**GIVEN RECORDS:**
--------------------------------------------------

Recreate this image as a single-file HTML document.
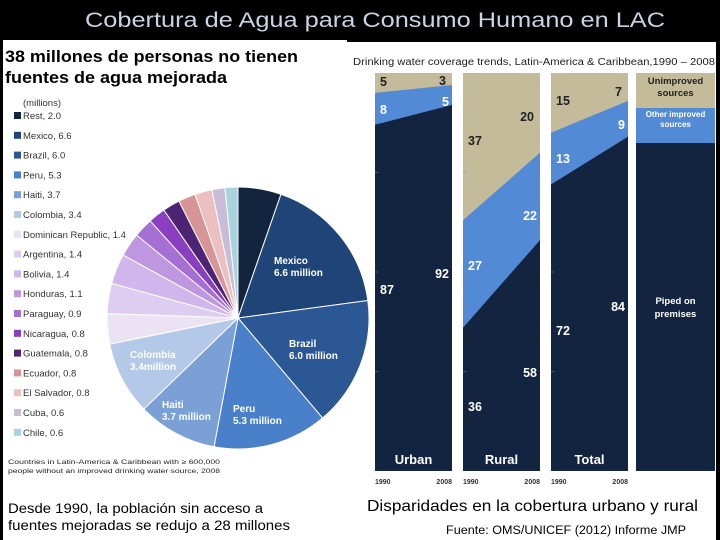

--------------------------------------------------

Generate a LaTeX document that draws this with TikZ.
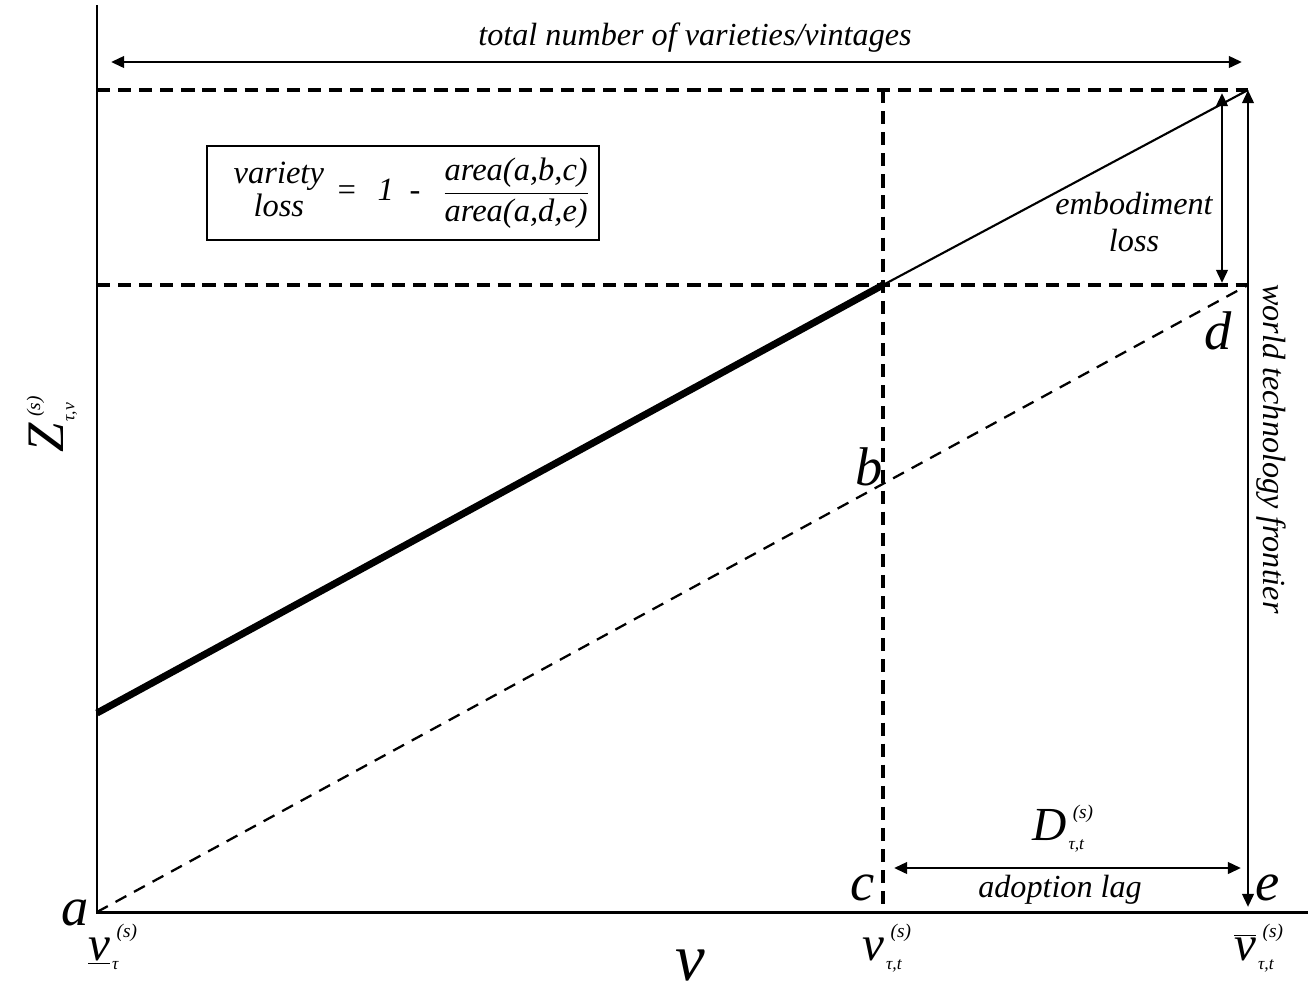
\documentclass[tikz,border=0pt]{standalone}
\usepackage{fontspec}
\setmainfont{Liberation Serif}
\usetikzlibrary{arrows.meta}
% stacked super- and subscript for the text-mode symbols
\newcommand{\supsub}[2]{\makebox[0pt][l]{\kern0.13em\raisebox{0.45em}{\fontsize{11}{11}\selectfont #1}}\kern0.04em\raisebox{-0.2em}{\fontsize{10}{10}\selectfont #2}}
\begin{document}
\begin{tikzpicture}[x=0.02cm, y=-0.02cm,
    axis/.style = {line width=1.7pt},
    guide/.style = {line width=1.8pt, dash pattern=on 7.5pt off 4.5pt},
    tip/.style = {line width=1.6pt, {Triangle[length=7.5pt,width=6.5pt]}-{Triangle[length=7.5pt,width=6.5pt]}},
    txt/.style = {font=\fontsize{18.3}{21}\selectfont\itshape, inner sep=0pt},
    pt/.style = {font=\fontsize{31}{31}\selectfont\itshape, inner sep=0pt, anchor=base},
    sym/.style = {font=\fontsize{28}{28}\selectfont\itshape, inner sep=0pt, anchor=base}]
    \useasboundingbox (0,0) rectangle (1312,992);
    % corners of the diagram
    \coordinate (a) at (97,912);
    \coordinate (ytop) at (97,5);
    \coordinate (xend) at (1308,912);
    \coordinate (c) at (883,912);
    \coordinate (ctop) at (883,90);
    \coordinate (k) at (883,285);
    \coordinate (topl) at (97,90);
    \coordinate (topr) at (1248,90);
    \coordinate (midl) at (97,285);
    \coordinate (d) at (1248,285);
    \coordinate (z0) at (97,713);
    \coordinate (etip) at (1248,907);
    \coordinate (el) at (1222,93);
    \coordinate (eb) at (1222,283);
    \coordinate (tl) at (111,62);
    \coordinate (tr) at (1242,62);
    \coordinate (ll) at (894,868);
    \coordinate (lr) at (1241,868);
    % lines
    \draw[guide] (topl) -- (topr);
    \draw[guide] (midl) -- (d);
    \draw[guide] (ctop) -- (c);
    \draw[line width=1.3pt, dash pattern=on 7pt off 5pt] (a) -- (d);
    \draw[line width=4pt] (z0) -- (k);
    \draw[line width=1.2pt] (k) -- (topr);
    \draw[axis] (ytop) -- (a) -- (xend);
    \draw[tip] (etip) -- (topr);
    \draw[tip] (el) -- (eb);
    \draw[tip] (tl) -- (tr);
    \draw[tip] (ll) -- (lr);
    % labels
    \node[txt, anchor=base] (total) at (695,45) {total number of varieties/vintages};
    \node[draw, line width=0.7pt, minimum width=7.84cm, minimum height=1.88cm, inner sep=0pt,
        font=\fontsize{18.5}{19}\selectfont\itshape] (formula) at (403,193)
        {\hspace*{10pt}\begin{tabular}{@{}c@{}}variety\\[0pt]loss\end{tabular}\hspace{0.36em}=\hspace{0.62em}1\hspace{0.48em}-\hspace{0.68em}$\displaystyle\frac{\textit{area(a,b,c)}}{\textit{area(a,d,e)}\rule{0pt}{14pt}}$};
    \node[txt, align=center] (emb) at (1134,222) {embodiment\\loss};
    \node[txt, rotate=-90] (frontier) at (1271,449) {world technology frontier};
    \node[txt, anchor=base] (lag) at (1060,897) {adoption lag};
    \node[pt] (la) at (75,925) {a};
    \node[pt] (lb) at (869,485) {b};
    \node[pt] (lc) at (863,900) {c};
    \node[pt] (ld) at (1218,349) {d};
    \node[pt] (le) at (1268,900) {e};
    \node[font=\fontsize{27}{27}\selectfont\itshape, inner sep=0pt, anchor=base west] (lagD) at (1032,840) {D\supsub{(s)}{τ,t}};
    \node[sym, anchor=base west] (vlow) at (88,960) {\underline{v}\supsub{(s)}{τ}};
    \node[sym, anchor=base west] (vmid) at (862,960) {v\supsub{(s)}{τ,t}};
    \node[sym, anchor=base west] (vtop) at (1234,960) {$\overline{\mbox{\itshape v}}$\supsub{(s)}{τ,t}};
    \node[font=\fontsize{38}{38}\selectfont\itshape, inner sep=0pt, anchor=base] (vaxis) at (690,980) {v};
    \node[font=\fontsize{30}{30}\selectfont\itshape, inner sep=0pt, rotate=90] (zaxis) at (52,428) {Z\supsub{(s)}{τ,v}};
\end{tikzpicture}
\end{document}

--------------------------------------------------

**WHAT YOU HAVE TO DO:** From the entries above, extract each line containing "this".

**EXERCISE SOLUTION:**
Recreate this image as a single-file HTML document.
Generate a LaTeX document that draws this with TikZ.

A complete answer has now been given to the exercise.